▶ [OBJECTIVE]: Under this line sits a listing. Repeat exactly and only its lines from the one holding "Recreate this image" through the one holding "(titleT) at (512,40)"; skip pictures.

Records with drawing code
<<<<

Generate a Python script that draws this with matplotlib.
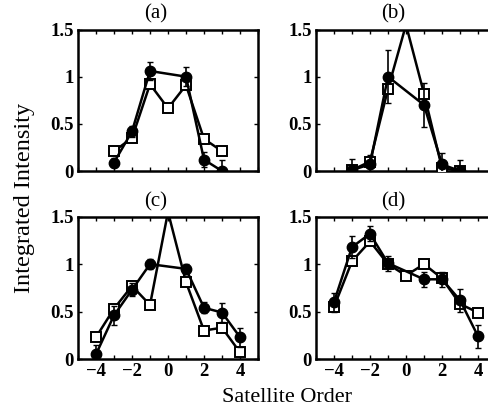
import numpy as np
import matplotlib
matplotlib.use('Agg')
import matplotlib.pyplot as plt
from matplotlib.ticker import MultipleLocator, FuncFormatter

plt.rcParams['font.family'] = ['Liberation Serif', 'DejaVu Serif']

# satellite orders
order_7 = [-3, -2, -1, 0, 1, 2, 3]
order_9 = [-4, -3, -2, -1, 0, 1, 2, 3, 4]

# (a)
a_circ_x = [-3, -2, -1, 1, 2, 3]
a_circ = [0.09, 0.42, 1.06, 1.00, 0.12, 0.0]
a_circ_err = [0.05, 0.06, 0.10, 0.10, 0.08, 0.12]
a_sq = [0.21, 0.35, 0.92, 0.665, 0.91, 0.34, 0.21]

# (b)
b_circ_x = [-3, -2, -1, 1, 2, 3]
b_circ = [0.01, 0.07, 1.00, 0.70, 0.07, 0.0]
b_circ_err = [0.12, 0.10, 0.28, 0.23, 0.12, 0.12]
b_sq = [0.01, 0.10, 0.87, 1.55, 0.82, 0.03, 0.0]

# (c)
c_circ_x = [-4, -3, -2, -1, 1, 2, 3, 4]
c_circ = [0.05, 0.46, 0.73, 1.00, 0.95, 0.54, 0.49, 0.23]
c_circ_err = [0.10, 0.10, 0.07, 0.05, 0.05, 0.06, 0.10, 0.10]
c_sq = [0.23, 0.53, 0.77, 0.57, 1.55, 0.81, 0.30, 0.33, 0.07]

# (d)
d_circ_x = [-4, -3, -2, -1, 1, 2, 3, 4]
d_circ = [0.60, 1.18, 1.32, 1.01, 0.84, 0.84, 0.62, 0.24]
d_circ_err = [0.10, 0.12, 0.08, 0.08, 0.08, 0.08, 0.12, 0.12]
d_sq = [0.55, 1.03, 1.24, 1.00, 0.88, 1.00, 0.85, 0.58, 0.49]

panels = [
    ('(a)', a_circ_x, a_circ, a_circ_err, order_7, a_sq),
    ('(b)', b_circ_x, b_circ, b_circ_err, order_7, b_sq),
    ('(c)', c_circ_x, c_circ, c_circ_err, order_9, c_sq),
    ('(d)', d_circ_x, d_circ, d_circ_err, order_9, d_sq),
]

W, H = 489, 409
fig = plt.figure(figsize=(W / 100, H / 100), dpi=100)

# axes boxes in pixels: left, top, right, bottom
boxes = [(78, 29.5, 258, 171), (316, 29.5, 496, 171),
         (78, 216.7, 258, 359), (316, 216.7, 496, 359)]

fmt = FuncFormatter(lambda v, p: '%g' % v)

for (title, cx, cy, ce, sx, sy), (l, t, r, b) in zip(panels, boxes):
    ax = fig.add_axes([l / W, 1 - b / H, (r - l) / W, (b - t) / H])
    ax.plot(sx, sy, '-', color='k', lw=1.8, marker='s', ms=7,
            mfc='white', mec='k', mew=1.4, zorder=3)
    ax.errorbar(cx, cy, yerr=ce, fmt='-o', color='k', lw=1.8, ms=7.5,
                mfc='k', mec='k', elinewidth=1.2, capsize=2, zorder=4)
    ax.set_xlim(-5, 5)
    ax.set_ylim(0, 1.5)
    ax.xaxis.set_major_locator(MultipleLocator(2))
    ax.xaxis.set_minor_locator(MultipleLocator(1))
    ax.yaxis.set_major_locator(MultipleLocator(0.5))
    ax.yaxis.set_major_formatter(fmt)
    ax.tick_params(which='both', direction='in', top=True, right=True,
                   labelsize=13.5, width=1.0, length=3, pad=3)
    for lab in ax.get_xticklabels() + ax.get_yticklabels():
        lab.set_fontweight('bold')
    if b < 200:
        ax.set_xticklabels([])
    for s in ax.spines.values():
        s.set_linewidth(1.8)
    ax.text(-0.7, 1.56, title, ha='center', va='bottom', fontsize=15)

fig.text(25 / W, 1 - 198 / H, 'Integrated Intensity', rotation=90,
         ha='center', va='center', fontsize=17.5)
fig.text(287 / W, 1 - 397 / H, 'Satellite Order', ha='center',
         va='center', fontsize=16)

fig.savefig('out.png', dpi=100)
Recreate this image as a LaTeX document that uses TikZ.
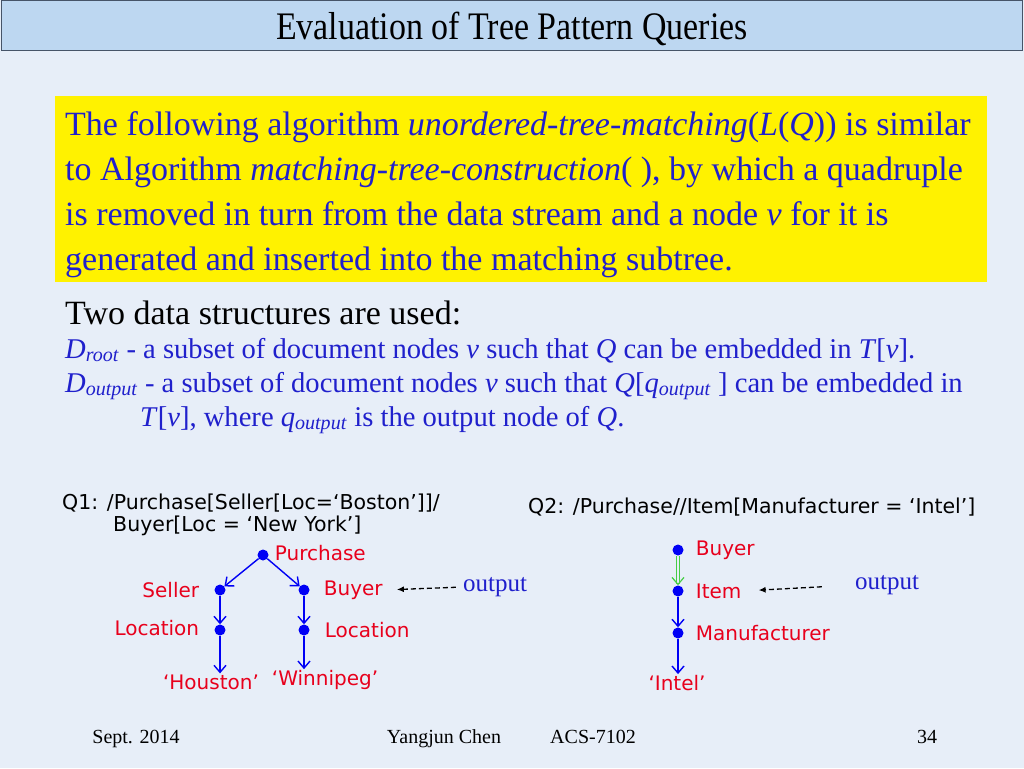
\documentclass[tikz,border=0pt]{standalone}
\usepackage{graphicx}
\usepackage{fontspec}
\setmainfont{Liberation Serif}
\newfontfamily\vsans{DejaVu Sans}
\usetikzlibrary{arrows.meta,positioning}
\definecolor{slidebg}{RGB}{231,238,248}
\definecolor{titlebg}{RGB}{189,215,241}
\definecolor{titleline}{RGB}{70,84,104}
\definecolor{txtblue}{RGB}{32,32,204}
\definecolor{lblred}{RGB}{232,0,28}
\definecolor{dotblue}{RGB}{0,0,245}
\definecolor{dblgreen}{RGB}{70,205,70}

\begin{document}
\begin{tikzpicture}[x=1pt, y=-1pt,
  titlebar/.style={draw=titleline, fill=titlebg, minimum width=1021pt, minimum height=50pt, inner sep=0pt},
  titletext/.style={font=\fontsize{39}{42}\selectfont, anchor=base, inner sep=0pt},
  yellowbox/.style={fill=yellow, minimum width=932pt, minimum height=186pt, inner sep=0pt},
  bigtext/.style={font=\fontsize{34}{45}\selectfont, align=left, inner sep=0pt},
  deftext/.style={text=txtblue, font=\fontsize{28.6}{34}\selectfont, anchor=base west, inner sep=0pt},
  query/.style={font=\vsans\fontsize{20.5}{24}\selectfont, anchor=base west, inner sep=0pt},
  dot/.style={circle, fill=dotblue, inner sep=0pt, minimum size=11pt},
  lbl/.style={text=lblred, font=\vsans\fontsize{20}{24}\selectfont, inner sep=1pt},
  outlbl/.style={text=txtblue, font=\fontsize{25}{28}\selectfont, inner sep=0pt},
  edge/.style={-{Straight Barb[length=7pt,width=12pt,line width=1.4pt]}, draw=dotblue, line width=1.4pt},
  dbledge/.style={-{Straight Barb[length=7pt,width=12pt,line width=1.2pt]}, draw=dblgreen, double=slidebg, double distance=2pt, line width=1.1pt},
  outarrow/.style={-{Latex[length=7pt,width=6pt]}, dash pattern=on 5pt off 3pt, line width=1.3pt},
  footer/.style={font=\fontsize{20}{24}\selectfont, anchor=base, inner sep=0pt}
]
\fill[slidebg] (0,0) rectangle (1024,768);
\useasboundingbox (0,0) rectangle (1024,768);

\node[titlebar, anchor=north west] (title) at (0.5,0.5) {};
\node[titletext] (titleT) at (512,40) {\scalebox{0.87}[1]{Evaluation of Tree Pattern Queries}};

\node[yellowbox, anchor=north west] (box) at (55,96) {};
\node[bigtext, text=txtblue, anchor=west] (algo) at ([xshift=10pt,yshift=-5pt]box.west) {%
The following algorithm \textit{unordered-tree-matching}(\textit{L}(\textit{Q})) is similar\\
to Algorithm \textit{matching-tree-construction}( ), by which a quadruple\\
is removed in turn from the data stream and a node \textit{v} for it is\\
generated and inserted into the matching subtree.};

\node[bigtext, anchor=base west] (two) at (65,324) {Two data structures are used:};
\node[deftext] (droot) at (65,358) {\textit{D}\textsubscript{\textit{root}} - a subset of document nodes \textit{v} such that \textit{Q} can be embedded in \textit{T}[\textit{v}].};
\node[deftext] (dout) at (65,392) {\textit{D}\textsubscript{\textit{output}} - a subset of document nodes \textit{v} such that \textit{Q}[\textit{q}\textsubscript{\textit{output}} ] can be embedded in};
\node[deftext] (doutb) at (140,426) {\textit{T}[\textit{v}], where \textit{q}\textsubscript{\textit{output}} is the output node of \textit{Q}.};

\node[query] (q1a) at (62,509) {Q1: /Purchase[Seller[Loc=‘Boston’]]/};
\node[query] (q1b) at (113,531) {Buyer[Loc = ‘New York’]};
\node[query] (q2) at (528,513) {Q2: /Purchase//Item[Manufacturer = ‘Intel’]};

\node[dot] (pur) at (263,555) {};
\node[dot] (sel) at (220,590) {};
\node[dot] (buy) at (304,590) {};
\node[dot] (sloc) at (220,630) {};
\node[dot] (bloc) at (304,630) {};
\node[lbl, right=5pt of pur, yshift=2pt] (purT) {Purchase};
\node[lbl, left=14pt of sel] (selT) {Seller};
\node[lbl, right=13pt of buy] (buyT) {Buyer};
\node[lbl, left=14pt of sloc, yshift=2pt] (slocT) {Location};
\node[lbl, right=14pt of bloc] (blocT) {Location};
\node[lbl] (hou) at (211,682) {‘Houston’};
\node[lbl] (win) at (325,680) {‘Winnipeg’};

\draw[edge] (pur) -- (sel);
\draw[edge] (pur) -- (buy);
\draw[edge] (sel) -- (sloc);
\draw[edge] (buy) -- (bloc);
\draw[edge] (sloc) -- (sloc |- hou.north);
\draw[edge] (bloc) -- (bloc |- win.north);

\node[outlbl] (out1) at (495,587) {output};
\draw[outarrow, shorten <=7pt, shorten >=13pt] (out1.west) -- (buyT.east);

\node[dot] (b2) at (678,550) {};
\node[dot] (i2) at (678,591) {};
\node[dot] (m2) at (678,633) {};
\node[lbl, right=11pt of b2] (b2T) {Buyer};
\node[lbl, right=11pt of i2] (i2T) {Item};
\node[lbl, right=11pt of m2] (m2T) {Manufacturer};
\node[lbl] (intel) at (677,683) {‘Intel’};

\draw[dbledge] (b2) -- (i2);
\draw[edge] (i2) -- (m2);
\draw[edge] (m2) -- (m2 |- intel.north);

\node[outlbl] (out2) at (887,585) {output};
\draw[outarrow, shorten <=33pt, shorten >=16pt] (out2.west) -- (i2T.east);

\node[footer] (date) at (136,743) {Sept. 2014};
\node[footer] (auth) at (444,743) {Yangjun Chen};
\node[footer] (course) at (593,743) {ACS-7102};
\node[footer] (page) at (927,743) {34};
\end{tikzpicture}
\end{document}
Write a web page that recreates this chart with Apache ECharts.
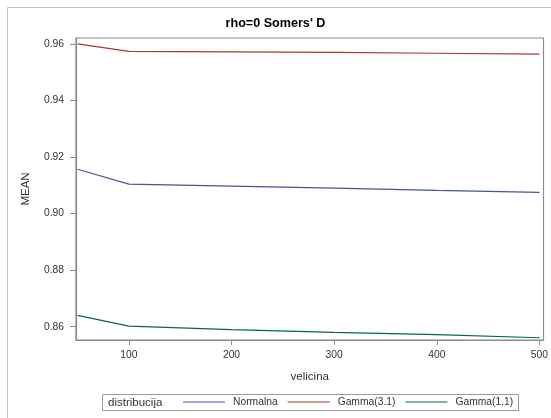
<!DOCTYPE html>
<html>
<head>
<meta charset="utf-8">
<script src="https://cdn.jsdelivr.net/npm/echarts@6/dist/echarts.min.js"></script>
<style>
html,body{margin:0;padding:0;background:#fff;}
#chart{width:551px;height:418px;}
</style>
</head>
<body>
<div id="chart"></div>
<script>
// Data
var velicina = [50, 100, 200, 300, 400, 500];
var seriesNames = ['Normalna', 'Gamma(3.1)', 'Gamma(1.1)'];
var normalna = [0.9157, 0.9104, 0.9097, 0.9090, 0.9082, 0.9075];
var gamma31 = [0.9600, 0.9574, 0.9572, 0.9570, 0.9567, 0.9564];
var gamma11 = [0.8640, 0.8602, 0.8590, 0.8580, 0.8572, 0.8561];
var xTicks = [100, 200, 300, 400, 500];
var yTicks = [0.86, 0.88, 0.90, 0.92, 0.94, 0.96];
var colors = ['#445694', '#A23A2E', '#01665E'];

function pairs(xs, ys) { return xs.map(function (x, i) { return [x, ys[i]]; }); }

var chart = echarts.init(document.getElementById('chart'), null, {renderer: 'canvas'});
var font = 'Liberation Sans, Arial, sans-serif';
var axisGray = '#8c8c8c';

var option = {
  backgroundColor: '#fff',
  animation: false,
  textStyle: {fontFamily: font},
  title: {
    text: "rho=0 Somers' D",
    left: 'center',
    top: 17,
    padding: 0,
    textStyle: {fontFamily: font, fontWeight: 'bold', fontSize: 12.6, color: '#000'}
  },
  grid: {left: 76, right: 6, top: 38, bottom: 78, show: true, borderColor: axisGray, borderWidth: 1.2, backgroundColor: '#fff'},
  xAxis: {
    type: 'value',
    min: 48.5,
    max: 504,
    name: 'velicina',
    nameLocation: 'middle',
    nameGap: 31,
    nameTextStyle: {fontFamily: font, fontSize: 11.5, color: '#333'},
    axisLine: {show: true, lineStyle: {color: axisGray, width: 1.2}},
    axisTick: {show: true, length: 5, lineStyle: {color: axisGray}, customValues: xTicks},
    axisLabel: {fontFamily: font, fontSize: 10.3, color: '#333', margin: 10, customValues: xTicks},
    splitLine: {show: false}
  },
  yAxis: {
    type: 'value',
    min: 0.8553,
    max: 0.9621,
    name: 'MEAN',
    nameLocation: 'middle',
    nameRotate: 90,
    nameGap: 44,
    nameTextStyle: {fontFamily: font, fontSize: 11.5, color: '#333'},
    axisLine: {show: true, lineStyle: {color: axisGray, width: 1.2}},
    axisTick: {show: true, length: 6, lineStyle: {color: axisGray}, customValues: yTicks},
    axisLabel: {fontFamily: font, fontSize: 10.3, color: '#333', margin: 12, customValues: yTicks,
      formatter: function (v) { return v.toFixed(2); }},
    splitLine: {show: false}
  },
  legend: {
    left: 183,
    top: 397,
    padding: 0,
    itemGap: 10,
    itemWidth: 42,
    itemHeight: 1,
    icon: 'rect',
    data: seriesNames,
    textStyle: {fontFamily: font, fontSize: 10.3, color: '#333', padding: [0, 0, 0, 3]}
  },
  graphic: [
    {type: 'line', shape: {x1: 7.5, y1: 7.5, x2: 560, y2: 7.5}, style: {stroke: '#c4c4c4', lineWidth: 1}, silent: true},
    {type: 'line', shape: {x1: 7.5, y1: 7.5, x2: 7.5, y2: 430}, style: {stroke: '#c4c4c4', lineWidth: 1}, silent: true},
    {type: 'rect', shape: {x: 102.5, y: 394.5, width: 416, height: 16}, style: {fill: 'none', stroke: '#9a9a9a', lineWidth: 1}, silent: true, z: -1},
    {type: 'text', x: 108, y: 402.5, style: {text: 'distribucija', font: '11.5px Liberation Sans, Arial, sans-serif', fill: '#333', verticalAlign: 'middle'}, silent: true}
  ],
  series: [
    {name: seriesNames[0], type: 'line', data: pairs(velicina, normalna), symbol: 'none', lineStyle: {color: colors[0], width: 1.2}, itemStyle: {color: colors[0]}},
    {name: seriesNames[1], type: 'line', data: pairs(velicina, gamma31), symbol: 'none', lineStyle: {color: colors[1], width: 1.2}, itemStyle: {color: colors[1]}},
    {name: seriesNames[2], type: 'line', data: pairs(velicina, gamma11), symbol: 'none', lineStyle: {color: colors[2], width: 1.2}, itemStyle: {color: colors[2]}}
  ]
};
chart.setOption(option);
</script>
</body>
</html>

>>>>

▶ [CORRECT OUTPUT]:
Recreate this image as a LaTeX document that uses TikZ.
\documentclass[tikz,border=0pt]{standalone}
\usepackage{graphicx}
\usepackage{fontspec}
\setmainfont{Liberation Serif}
\newfontfamily\vsans{DejaVu Sans}
\usetikzlibrary{arrows.meta,positioning}
\definecolor{slidebg}{RGB}{231,238,248}
\definecolor{titlebg}{RGB}{189,215,241}
\definecolor{titleline}{RGB}{70,84,104}
\definecolor{txtblue}{RGB}{32,32,204}
\definecolor{lblred}{RGB}{232,0,28}
\definecolor{dotblue}{RGB}{0,0,245}
\definecolor{dblgreen}{RGB}{70,205,70}

\begin{document}
\begin{tikzpicture}[x=1pt, y=-1pt,
  titlebar/.style={draw=titleline, fill=titlebg, minimum width=1021pt, minimum height=50pt, inner sep=0pt},
  titletext/.style={font=\fontsize{39}{42}\selectfont, anchor=base, inner sep=0pt},
  yellowbox/.style={fill=yellow, minimum width=932pt, minimum height=186pt, inner sep=0pt},
  bigtext/.style={font=\fontsize{34}{45}\selectfont, align=left, inner sep=0pt},
  deftext/.style={text=txtblue, font=\fontsize{28.6}{34}\selectfont, anchor=base west, inner sep=0pt},
  query/.style={font=\vsans\fontsize{20.5}{24}\selectfont, anchor=base west, inner sep=0pt},
  dot/.style={circle, fill=dotblue, inner sep=0pt, minimum size=11pt},
  lbl/.style={text=lblred, font=\vsans\fontsize{20}{24}\selectfont, inner sep=1pt},
  outlbl/.style={text=txtblue, font=\fontsize{25}{28}\selectfont, inner sep=0pt},
  edge/.style={-{Straight Barb[length=7pt,width=12pt,line width=1.4pt]}, draw=dotblue, line width=1.4pt},
  dbledge/.style={-{Straight Barb[length=7pt,width=12pt,line width=1.2pt]}, draw=dblgreen, double=slidebg, double distance=2pt, line width=1.1pt},
  outarrow/.style={-{Latex[length=7pt,width=6pt]}, dash pattern=on 5pt off 3pt, line width=1.3pt},
  footer/.style={font=\fontsize{20}{24}\selectfont, anchor=base, inner sep=0pt}
]
\fill[slidebg] (0,0) rectangle (1024,768);
\useasboundingbox (0,0) rectangle (1024,768);

\node[titlebar, anchor=north west] (title) at (0.5,0.5) {};
\node[titletext] (titleT) at (512,40) {\scalebox{0.87}[1]{Evaluation of Tree Pattern Queries}};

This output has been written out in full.